I can't speak Hokkien, so I'm learning Swahili

Originally from The Electric New Paper

I can't speak Hokkien, so I'm learning Swahili
HABARI za asubuhi, babu, wariye?
By Ng Tze Yong
22 March 2009

HABARI za asubuhi, babu, wariye?

Before you hit 'send' on a complaint e-mail, be assured that's not a keyboard error.

It's Swahili for: 'Good morning, ah kong, eat already or not?'

If you're still in school, picture the day you become an 'ah kong' (grandfather in Chinese).

When your grandkids come bouncing along to visit you as you lounge in your wheelchair, what language will they use?

It may be English or Mandarin or, who knows, perhaps Swahili.

That's right. Swahili - one of Africa's mother tongues.

Economies can rise and fall in a single generation. For all we know, business or cultural opportunities might spring up in Africa.

It's got people (almost a billion of them). It's got resources (it's where those blood diamonds came from). So, despite its current woes, let's not rule out Africa in the 22nd century.

If this comes to pass, we'll probably embrace Swahili because Singaporeans know very well that for a small country to survive and thrive in an ever-changing world, we must go with the linguistic flow.

So say 'jambo' (hello in Swahili).

(It's actually easier than Mandarin!)

Appreciating language as culture

Together with the pragmatic learners of language (those who embrace its utilitarian value), hopefully there will also be those who seek out new languages out of a broad appreciation of different cultures.

All languages have stories to tell. And many are going extinct.

As a French academic noted, 'half of the 6,000 or so languages in the world today are spoken by fewer than 10,000 people and a quarter by less than 1,000. Only a score are spoken by hundreds of millions of people.'

So, many cultures will disappear without leaving any trace as languages die. At least 30,000 have already vanished.

'Languages usually have a relatively short life span as well as a very high death rate. Only a few, including Basque, Egyptian, Chinese, Greek, Hebrew, Latin, Persian, Sanskrit and Tamil, have lasted more than 2,000 years,' says Mr Ranka Bjeljac-Babic, from the University of Poitiers.

So, how would I feel if my grandkids come up to me spouting a new language?

I'd feel what my own ah kong feels now - resignation, that his own grandson can't speak Hokkien to save his life.
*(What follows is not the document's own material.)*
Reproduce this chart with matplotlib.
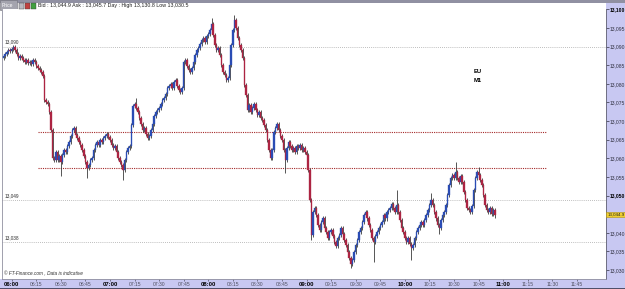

But just as he tries to keep up with the times - the one and only English word he knows is 'good' - I'll try too.

'Nzuri,' I'll say.

Good that the young are reaching out to other languages and cultures.

Good that the stories embedded in languages are being kept alive.

But not so good if our own stories wither away due to the neglect of the languages we grew up with.

If only we could all learn three or more languages. But unfortunately for most people, the human brain is not wired to learn so many.

Now, what's the word for 'pity' in Swahili?